Omit every picture and write out the rest of the records exactly.

#####

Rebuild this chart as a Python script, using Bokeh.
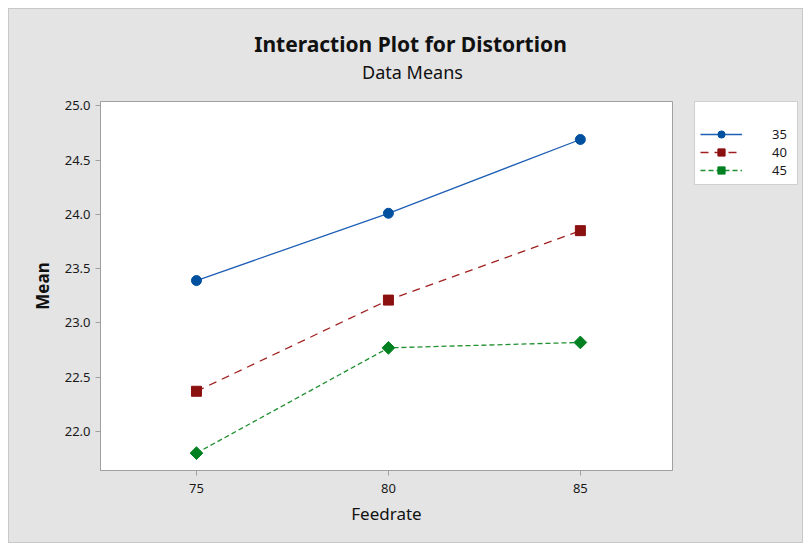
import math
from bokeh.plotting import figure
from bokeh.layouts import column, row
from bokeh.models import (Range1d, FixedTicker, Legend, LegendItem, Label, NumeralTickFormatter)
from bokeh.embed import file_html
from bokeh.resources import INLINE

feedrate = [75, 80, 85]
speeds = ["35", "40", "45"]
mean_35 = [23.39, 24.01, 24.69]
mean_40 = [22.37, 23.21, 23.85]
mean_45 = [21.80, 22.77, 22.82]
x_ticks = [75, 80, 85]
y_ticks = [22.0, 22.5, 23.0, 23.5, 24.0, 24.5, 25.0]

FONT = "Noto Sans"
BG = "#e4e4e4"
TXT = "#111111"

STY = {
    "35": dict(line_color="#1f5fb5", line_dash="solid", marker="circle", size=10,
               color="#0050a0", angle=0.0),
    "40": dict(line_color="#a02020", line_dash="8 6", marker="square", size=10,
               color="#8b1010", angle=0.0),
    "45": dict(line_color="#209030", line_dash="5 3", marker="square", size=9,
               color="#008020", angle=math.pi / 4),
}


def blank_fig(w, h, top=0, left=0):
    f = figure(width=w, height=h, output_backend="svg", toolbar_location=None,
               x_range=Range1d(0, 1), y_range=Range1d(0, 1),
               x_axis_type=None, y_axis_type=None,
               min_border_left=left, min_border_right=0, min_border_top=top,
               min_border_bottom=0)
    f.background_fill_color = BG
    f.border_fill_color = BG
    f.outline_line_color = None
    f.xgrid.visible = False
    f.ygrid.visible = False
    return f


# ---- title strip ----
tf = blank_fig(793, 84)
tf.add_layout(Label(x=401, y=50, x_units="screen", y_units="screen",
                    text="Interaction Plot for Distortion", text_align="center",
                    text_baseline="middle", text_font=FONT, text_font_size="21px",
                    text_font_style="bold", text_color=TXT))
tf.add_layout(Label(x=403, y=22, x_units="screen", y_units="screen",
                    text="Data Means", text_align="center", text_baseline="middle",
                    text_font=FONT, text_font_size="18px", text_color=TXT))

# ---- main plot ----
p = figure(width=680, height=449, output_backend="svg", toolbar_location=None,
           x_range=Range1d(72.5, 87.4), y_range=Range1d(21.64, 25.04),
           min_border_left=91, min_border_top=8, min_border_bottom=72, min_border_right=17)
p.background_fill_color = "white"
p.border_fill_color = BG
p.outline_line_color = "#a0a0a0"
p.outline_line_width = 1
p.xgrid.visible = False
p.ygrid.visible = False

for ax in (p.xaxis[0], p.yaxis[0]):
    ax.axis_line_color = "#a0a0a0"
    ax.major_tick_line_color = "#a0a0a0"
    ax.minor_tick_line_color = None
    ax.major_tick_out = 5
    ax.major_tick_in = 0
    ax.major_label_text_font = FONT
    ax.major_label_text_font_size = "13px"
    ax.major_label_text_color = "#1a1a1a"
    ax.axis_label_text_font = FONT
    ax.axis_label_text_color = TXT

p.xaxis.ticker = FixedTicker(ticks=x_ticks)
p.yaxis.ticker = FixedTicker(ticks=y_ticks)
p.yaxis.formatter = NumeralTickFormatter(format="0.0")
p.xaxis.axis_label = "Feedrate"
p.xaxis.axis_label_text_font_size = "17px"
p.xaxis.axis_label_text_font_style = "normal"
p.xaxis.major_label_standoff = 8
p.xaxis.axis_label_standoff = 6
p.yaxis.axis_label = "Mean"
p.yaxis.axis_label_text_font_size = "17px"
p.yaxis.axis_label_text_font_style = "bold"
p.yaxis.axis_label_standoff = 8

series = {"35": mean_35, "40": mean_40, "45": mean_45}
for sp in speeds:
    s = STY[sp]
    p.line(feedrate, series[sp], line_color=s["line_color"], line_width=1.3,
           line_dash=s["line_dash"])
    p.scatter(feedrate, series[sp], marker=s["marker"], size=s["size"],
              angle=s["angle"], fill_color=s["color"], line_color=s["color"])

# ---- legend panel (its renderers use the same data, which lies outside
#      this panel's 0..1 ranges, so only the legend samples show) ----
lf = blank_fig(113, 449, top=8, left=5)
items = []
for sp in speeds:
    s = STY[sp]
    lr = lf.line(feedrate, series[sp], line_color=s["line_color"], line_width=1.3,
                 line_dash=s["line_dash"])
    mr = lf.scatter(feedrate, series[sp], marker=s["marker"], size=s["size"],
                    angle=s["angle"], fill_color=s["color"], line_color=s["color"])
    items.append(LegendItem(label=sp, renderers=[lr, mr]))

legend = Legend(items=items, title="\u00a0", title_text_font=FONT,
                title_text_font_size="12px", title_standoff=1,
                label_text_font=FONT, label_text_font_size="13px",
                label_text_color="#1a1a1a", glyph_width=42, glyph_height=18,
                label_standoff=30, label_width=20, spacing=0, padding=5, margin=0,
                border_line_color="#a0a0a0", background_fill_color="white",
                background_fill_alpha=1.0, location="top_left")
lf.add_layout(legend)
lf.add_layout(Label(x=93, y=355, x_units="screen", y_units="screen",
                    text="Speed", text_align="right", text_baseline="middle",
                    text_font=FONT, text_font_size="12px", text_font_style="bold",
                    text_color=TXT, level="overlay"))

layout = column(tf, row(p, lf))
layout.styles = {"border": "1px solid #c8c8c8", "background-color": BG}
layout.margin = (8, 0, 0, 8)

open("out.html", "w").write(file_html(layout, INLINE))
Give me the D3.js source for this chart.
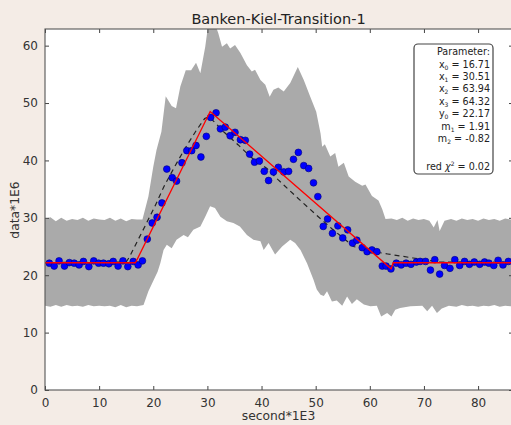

#####

* _Written answer_
Rebuild this chart as a Python script, using Bokeh.
import math
from bokeh.plotting import figure
from bokeh.layouts import column, row
from bokeh.models import (Range1d, FixedTicker, Legend, LegendItem, Label, NumeralTickFormatter)
from bokeh.embed import file_html
from bokeh.resources import INLINE

feedrate = [75, 80, 85]
speeds = ["35", "40", "45"]
mean_35 = [23.39, 24.01, 24.69]
mean_40 = [22.37, 23.21, 23.85]
mean_45 = [21.80, 22.77, 22.82]
x_ticks = [75, 80, 85]
y_ticks = [22.0, 22.5, 23.0, 23.5, 24.0, 24.5, 25.0]

FONT = "Noto Sans"
BG = "#e4e4e4"
TXT = "#111111"

STY = {
    "35": dict(line_color="#1f5fb5", line_dash="solid", marker="circle", size=10,
               color="#0050a0", angle=0.0),
    "40": dict(line_color="#a02020", line_dash="8 6", marker="square", size=10,
               color="#8b1010", angle=0.0),
    "45": dict(line_color="#209030", line_dash="5 3", marker="square", size=9,
               color="#008020", angle=math.pi / 4),
}


def blank_fig(w, h, top=0, left=0):
    f = figure(width=w, height=h, output_backend="svg", toolbar_location=None,
               x_range=Range1d(0, 1), y_range=Range1d(0, 1),
               x_axis_type=None, y_axis_type=None,
               min_border_left=left, min_border_right=0, min_border_top=top,
               min_border_bottom=0)
    f.background_fill_color = BG
    f.border_fill_color = BG
    f.outline_line_color = None
    f.xgrid.visible = False
    f.ygrid.visible = False
    return f


# ---- title strip ----
tf = blank_fig(793, 84)
tf.add_layout(Label(x=401, y=50, x_units="screen", y_units="screen",
                    text="Interaction Plot for Distortion", text_align="center",
                    text_baseline="middle", text_font=FONT, text_font_size="21px",
                    text_font_style="bold", text_color=TXT))
tf.add_layout(Label(x=403, y=22, x_units="screen", y_units="screen",
                    text="Data Means", text_align="center", text_baseline="middle",
                    text_font=FONT, text_font_size="18px", text_color=TXT))

# ---- main plot ----
p = figure(width=680, height=449, output_backend="svg", toolbar_location=None,
           x_range=Range1d(72.5, 87.4), y_range=Range1d(21.64, 25.04),
           min_border_left=91, min_border_top=8, min_border_bottom=72, min_border_right=17)
p.background_fill_color = "white"
p.border_fill_color = BG
p.outline_line_color = "#a0a0a0"
p.outline_line_width = 1
p.xgrid.visible = False
p.ygrid.visible = False

for ax in (p.xaxis[0], p.yaxis[0]):
    ax.axis_line_color = "#a0a0a0"
    ax.major_tick_line_color = "#a0a0a0"
    ax.minor_tick_line_color = None
    ax.major_tick_out = 5
    ax.major_tick_in = 0
    ax.major_label_text_font = FONT
    ax.major_label_text_font_size = "13px"
    ax.major_label_text_color = "#1a1a1a"
    ax.axis_label_text_font = FONT
    ax.axis_label_text_color = TXT

p.xaxis.ticker = FixedTicker(ticks=x_ticks)
p.yaxis.ticker = FixedTicker(ticks=y_ticks)
p.yaxis.formatter = NumeralTickFormatter(format="0.0")
p.xaxis.axis_label = "Feedrate"
p.xaxis.axis_label_text_font_size = "17px"
p.xaxis.axis_label_text_font_style = "normal"
p.xaxis.major_label_standoff = 8
p.xaxis.axis_label_standoff = 6
p.yaxis.axis_label = "Mean"
p.yaxis.axis_label_text_font_size = "17px"
p.yaxis.axis_label_text_font_style = "bold"
p.yaxis.axis_label_standoff = 8

series = {"35": mean_35, "40": mean_40, "45": mean_45}
for sp in speeds:
    s = STY[sp]
    p.line(feedrate, series[sp], line_color=s["line_color"], line_width=1.3,
           line_dash=s["line_dash"])
    p.scatter(feedrate, series[sp], marker=s["marker"], size=s["size"],
              angle=s["angle"], fill_color=s["color"], line_color=s["color"])

# ---- legend panel (its renderers use the same data, which lies outside
#      this panel's 0..1 ranges, so only the legend samples show) ----
lf = blank_fig(113, 449, top=8, left=5)
items = []
for sp in speeds:
    s = STY[sp]
    lr = lf.line(feedrate, series[sp], line_color=s["line_color"], line_width=1.3,
                 line_dash=s["line_dash"])
    mr = lf.scatter(feedrate, series[sp], marker=s["marker"], size=s["size"],
                    angle=s["angle"], fill_color=s["color"], line_color=s["color"])
    items.append(LegendItem(label=sp, renderers=[lr, mr]))

legend = Legend(items=items, title="\u00a0", title_text_font=FONT,
                title_text_font_size="12px", title_standoff=1,
                label_text_font=FONT, label_text_font_size="13px",
                label_text_color="#1a1a1a", glyph_width=42, glyph_height=18,
                label_standoff=30, label_width=20, spacing=0, padding=5, margin=0,
                border_line_color="#a0a0a0", background_fill_color="white",
                background_fill_alpha=1.0, location="top_left")
lf.add_layout(legend)
lf.add_layout(Label(x=93, y=355, x_units="screen", y_units="screen",
                    text="Speed", text_align="right", text_baseline="middle",
                    text_font=FONT, text_font_size="12px", text_font_style="bold",
                    text_color=TXT, level="overlay"))

layout = column(tf, row(p, lf))
layout.styles = {"border": "1px solid #c8c8c8", "background-color": BG}
layout.margin = (8, 0, 0, 8)

open("out.html", "w").write(file_html(layout, INLINE))
Give me the D3.js source for this chart.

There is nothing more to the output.